▶ _WHAT YOU HAVE TO DO_:
From the records below, please print only the lines from the one containing "Output the Python" through the one containing "from mpl_toolkits.mplot3d.art3d import", both included. Skip the pictures.

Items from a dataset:
____
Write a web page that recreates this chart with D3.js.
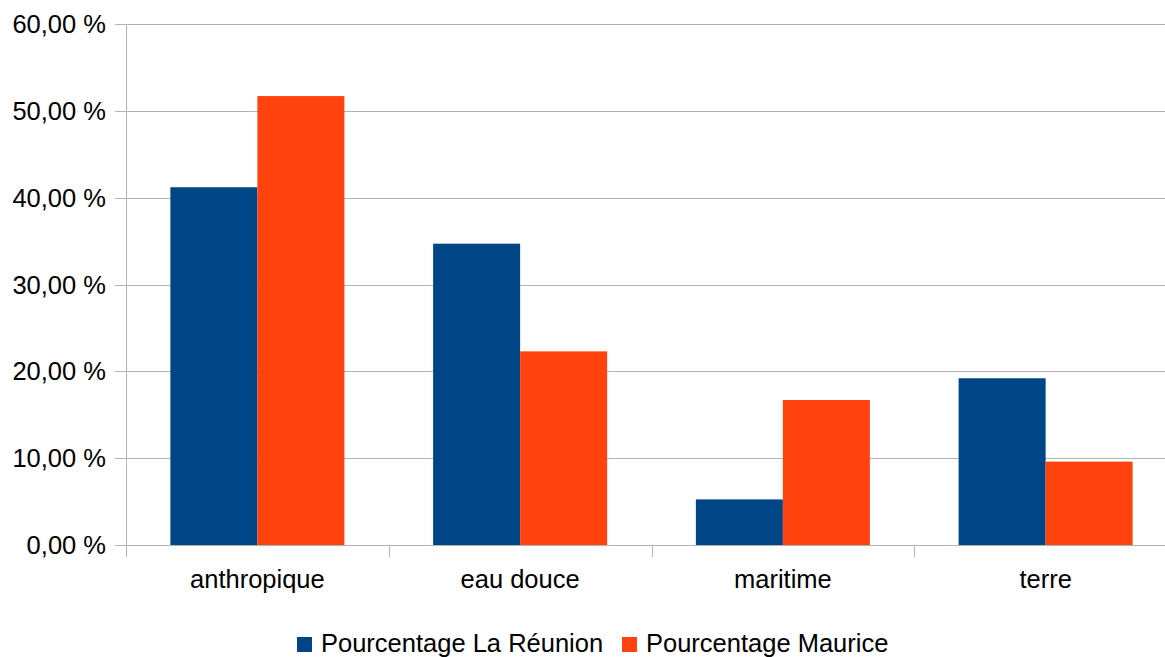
<!DOCTYPE html>
<html><head><meta charset="utf-8">
<script src="https://cdn.jsdelivr.net/npm/d3@7"></script>
<style>body{margin:0;background:#fff}svg{display:block}</style>
</head><body>
<svg id="c" width="1165" height="657"></svg>
<script>
const categories = ["anthropique", "eau douce", "maritime", "terre"];
const seriesNames = ["Pourcentage La Réunion", "Pourcentage Maurice"];
const reunion = [41.2, 34.7, 5.25, 19.2];
const maurice = [51.7, 22.3, 16.7, 9.6];
const yTicks = [0, 10, 20, 30, 40, 50, 60];
const colors = ["#004586", "#ff420e"];

const svg = d3.select("#c");
const font = "Liberation Sans, Arial, sans-serif";
const fs = 25.5;
const pLeft = 126, pRight = 1177, pTop = 24, pBottom = 545;

const x = d3.scaleBand().domain(categories).range([pLeft, pRight]).padding(0);
const xs = d3.scaleBand().domain(seriesNames).range([0, x.bandwidth()]).paddingInner(0).paddingOuter(0.51);
const y = d3.scaleLinear().domain([0, 60]).range([pBottom, pTop]);

// gridlines
svg.append("g").selectAll("line").data(yTicks).join("line")
  .attr("x1", 115).attr("x2", pRight)
  .attr("y1", d => Math.round(y(d)) + 0.5).attr("y2", d => Math.round(y(d)) + 0.5)
  .attr("stroke", "#b3b3b3").attr("stroke-width", 1);

// bars
const data = categories.map((c, i) => ({c, vals: [reunion[i], maurice[i]]}));
const g = svg.append("g");
data.forEach(d => {
  d.vals.forEach((v, j) => {
    g.append("rect")
      .attr("x", x(d.c) + xs(seriesNames[j]))
      .attr("width", xs.bandwidth())
      .attr("y", y(v))
      .attr("height", y(0) - y(v))
      .attr("fill", colors[j]);
  });
});

// y axis line
svg.append("line").attr("x1", pLeft + 0.5).attr("x2", pLeft + 0.5).attr("y1", pTop).attr("y2", pBottom + 12)
  .attr("stroke", "#b3b3b3");
// x tick marks at category boundaries
svg.append("g").selectAll("line").data(categories.slice(1)).join("line")
  .attr("x1", d => Math.round(x(d)) + 0.5).attr("x2", d => Math.round(x(d)) + 0.5)
  .attr("y1", pBottom).attr("y2", pBottom + 12).attr("stroke", "#b3b3b3");

// y labels
svg.append("g").selectAll("text").data(yTicks).join("text")
  .attr("x", 106).attr("y", d => y(d) + 9)
  .attr("text-anchor", "end").attr("font-family", font).attr("font-size", fs).attr("fill", "#000")
  .text(d => d3.format(".2f")(d).replace(".", ",") + " %");

// x labels
svg.append("g").selectAll("text").data(categories).join("text")
  .attr("x", d => x(d) + x.bandwidth() / 2).attr("y", 588)
  .attr("text-anchor", "middle").attr("font-family", font).attr("font-size", fs).attr("fill", "#000")
  .text(d => d);

// legend
const leg = svg.append("g");
const legX = [297, 622];
seriesNames.forEach((s, i) => {
  leg.append("rect").attr("x", legX[i]).attr("y", 637).attr("width", 15).attr("height", 15).attr("fill", colors[i]);
  leg.append("text").attr("x", legX[i] + 24).attr("y", 652)
    .attr("font-family", font).attr("font-size", fs).attr("fill", "#000").text(s);
});
</script>
</body></html>
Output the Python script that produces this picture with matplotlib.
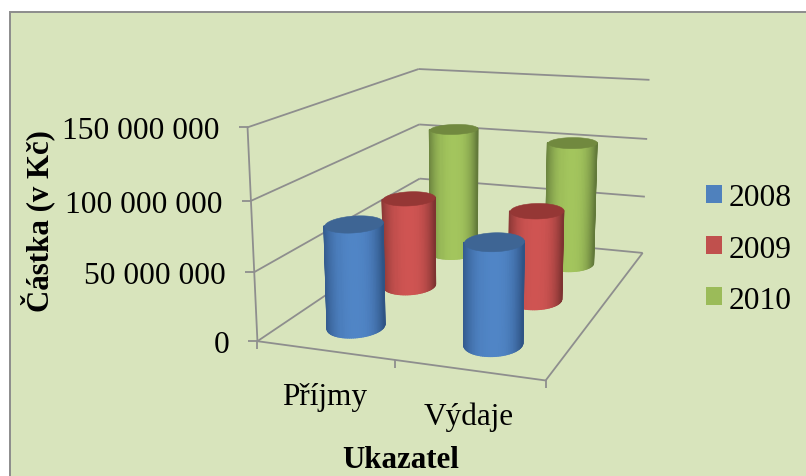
import numpy as np
import matplotlib
matplotlib.use('Agg')
import matplotlib.pyplot as plt
from matplotlib.patches import Patch, Rectangle
from mpl_toolkits.mplot3d import proj3d
from mpl_toolkits.mplot3d.art3d import Line3DCollection, Poly3DCollection

plt.rcParams['font.family'] = ['Liberation Serif', 'DejaVu Serif']

# data
categories = ['Příjmy', 'Výdaje']
years = ['2008', '2009', '2010']
values_2008 = [76000000, 73000000]
values_2009 = [71000000, 70000000]
values_2010 = [108000000, 103000000]
series = [values_2008, values_2009, values_2010]
z_ticks = [0, 50000000, 100000000, 150000000]
z_labels = ['0', '50 000 000', '100 000 000', '150 000 000']

# colours: wall centre, wall edge, top cap
bright = ['#5085C6', '#CF5452', '#A3C55D']
dark = ['#2F5485', '#7E3331', '#62793A']
caps = ['#3E6594', '#953735', '#71893F']
legend_colors = ['#4F81BD', '#C0504D', '#9BBB59']
line_color = '#8E8E8E'
W, H = 806, 477

fig = plt.figure(figsize=(W / 100, H / 100), dpi=100, facecolor='white')
fig.add_artist(Rectangle((9.5 / W, -0.05), 1, 1 - 12.7 / H + 0.05, transform=fig.transFigure,
                         facecolor='#D8E4BC', edgecolor='#8C8C8C', linewidth=1.4, zorder=-1))

# square 3d axes larger than the figure, so nothing gets clipped
ax = fig.add_axes([(W - 900) / 2 / W, (H - 900) / 2 / H, 900 / W, 900 / H],
                  projection='3d', computed_zorder=False)
ax.set_axis_off()
ax.set_facecolor('none')
ax.apply_aspect()

# camera: fit a projective map from (category, depth, amount) to pixels
cal = [(0, 0, 0, 257, 342), (2, 0, 0, 546, 382), (2, 3, 0, 642, 253), (0, 3, 0, 421, 234),
       (0, 0, 50, 254, 272), (0, 3, 50, 420, 179), (2, 3, 50, 645, 198),
       (0, 0, 100, 251, 202), (0, 3, 100, 419, 125), (2, 3, 100, 647, 140),
       (0, 0, 150, 248, 129), (0, 3, 150, 418, 70), (2, 3, 150, 650, 81),
       (1, 0, 0, 395, 361)]
rows, rhs = [], []
for cx, cy, cz, sx, sy in cal:
    sy = H - sy
    rows.append([cx, cy, cz, 1, 0, 0, 0, 0, -sx * cx, -sx * cy, -sx * cz])
    rhs.append(sx)
    rows.append([0, 0, 0, 0, cx, cy, cz, 1, -sy * cx, -sy * cy, -sy * cz])
    rhs.append(sy)
p = np.linalg.lstsq(np.array(rows, float), np.array(rhs, float), rcond=None)[0]
P = np.append(p, 1).reshape(3, 4)
P[:, 2] /= 1e6  # amounts are in Kč, the fit in millions
Q = ax.transData.inverted().get_matrix() @ P
M = np.array([Q[0], Q[1], [0, 1, 0, 0], Q[2]])
ax.get_proj = lambda: M


def to_2d(x, y, z):
    px, py, _ = proj3d.proj_transform(np.asarray(x, float), np.asarray(y, float), np.asarray(z, float), M)
    return px, py


def draw_cylinder(xc, yc, value, i, order):
    rx, ry = 0.19, 0.235
    th = np.linspace(0, 2 * np.pi, 361)
    px, _ = to_2d(xc + rx * np.cos(th), yc + ry * np.sin(th), np.full(th.size, value / 2))
    th_l, th_r = th[np.argmin(px)], th[np.argmax(px)]
    # visible half of the wall, from left silhouette through the front
    t = np.linspace(th_l, th_l + (th_r - th_l) % (2 * np.pi), 48)
    X = np.array([xc + rx * np.cos(t)] * 2)
    Y = np.array([yc + ry * np.sin(t)] * 2)
    Z = np.array([np.zeros(t.size), np.full(t.size, value)])
    sx, _ = to_2d(X[0], Y[0], Z[0])
    u = (sx - sx.min()) / (sx.max() - sx.min())
    g = 1 - np.abs(2 * (u - 0.47)) ** 2.6
    c0, c1 = np.array(matplotlib.colors.to_rgba(dark[i])), np.array(matplotlib.colors.to_rgba(bright[i]))
    col = c0 + (c1 - c0) * np.clip(g, 0, 1)[:, None]
    ax.plot_surface(X, Y, Z, facecolors=np.array([col, col]), rstride=1, cstride=1,
                    shade=False, linewidth=1.2, zorder=order)
    top = list(zip(xc + rx * np.cos(th), yc + ry * np.sin(th), np.full(th.size, value)))
    ax.add_collection3d(Poly3DCollection([top], facecolor=caps[i], edgecolor=caps[i],
                                         linewidth=0.4, zorder=order + 0.5))


# walls and floor
segs = []
for z in z_ticks:
    segs.append([(0, 0, z), (0, 3, z)])
    segs.append([(0, 3, z), (2, 3, z)])
    ax.plot([0], [0], [z], marker=0, ms=6.5, mew=1.3, ls='none', color=line_color, zorder=1)
segs.append([(0, 0, 0), (0, 0, z_ticks[-1])])
segs.append([(0, 0, 0), (2, 0, 0)])
segs.append([(2, 0, 0), (2, 3, 0)])
ax.add_collection3d(Line3DCollection(segs, colors=line_color, linewidths=1.3, zorder=1))
for x in range(3):
    ax.plot([x], [0], [0], marker=3, ms=6, mew=1.3, ls='none', color=line_color, zorder=1)

# cylinders, back row first
order = 2
for i in [2, 1, 0]:
    for k in range(2):
        draw_cylinder(k + 0.5, i + 0.5, series[i][k], i, order)
        order += 1

for z, lab in zip(z_ticks, z_labels):
    xy = to_2d(0, 0, z)
    ax.annotate(lab, (float(xy[0]), float(xy[1])), xytext=(-20.2, -2.5), textcoords='offset points',
                ha='right', va='center', fontsize=22.7, color='black')
for k, lab in enumerate(categories):
    xy = to_2d(k + 0.5, 0, 0)
    ax.annotate(lab, (float(xy[0]), float(xy[1])), xytext=(0, -33), textcoords='offset points',
                ha='center', va='center', fontsize=22.5, color='black')

fig.text(38 / W, 1 - 221 / H, 'Částka (v Kč)', rotation=90, ha='center', va='center',
         fontsize=22.2, fontweight='bold')
fig.text(401 / W, 1 - 461 / H, 'Ukazatel', ha='center', va='center', fontsize=22.2, fontweight='bold')

handles = [Patch(facecolor=c, edgecolor='none') for c in legend_colors]
fig.legend(handles, years, loc='center left', bbox_to_anchor=(706 / W, 1 - 250 / H), frameon=False,
           borderpad=0, borderaxespad=0,
           fontsize=22.7, handlelength=0.51, handleheight=0.51, handletextpad=0.22, labelspacing=0.70)

fig.savefig('out.png', dpi=100)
____
▶ _ANSWER TO THIS EXERCISE_:
Output the Python script that produces this picture with matplotlib.
import numpy as np
import matplotlib
matplotlib.use('Agg')
import matplotlib.pyplot as plt
from matplotlib.patches import Patch, Rectangle
from mpl_toolkits.mplot3d import proj3d
from mpl_toolkits.mplot3d.art3d import Line3DCollection, Poly3DCollection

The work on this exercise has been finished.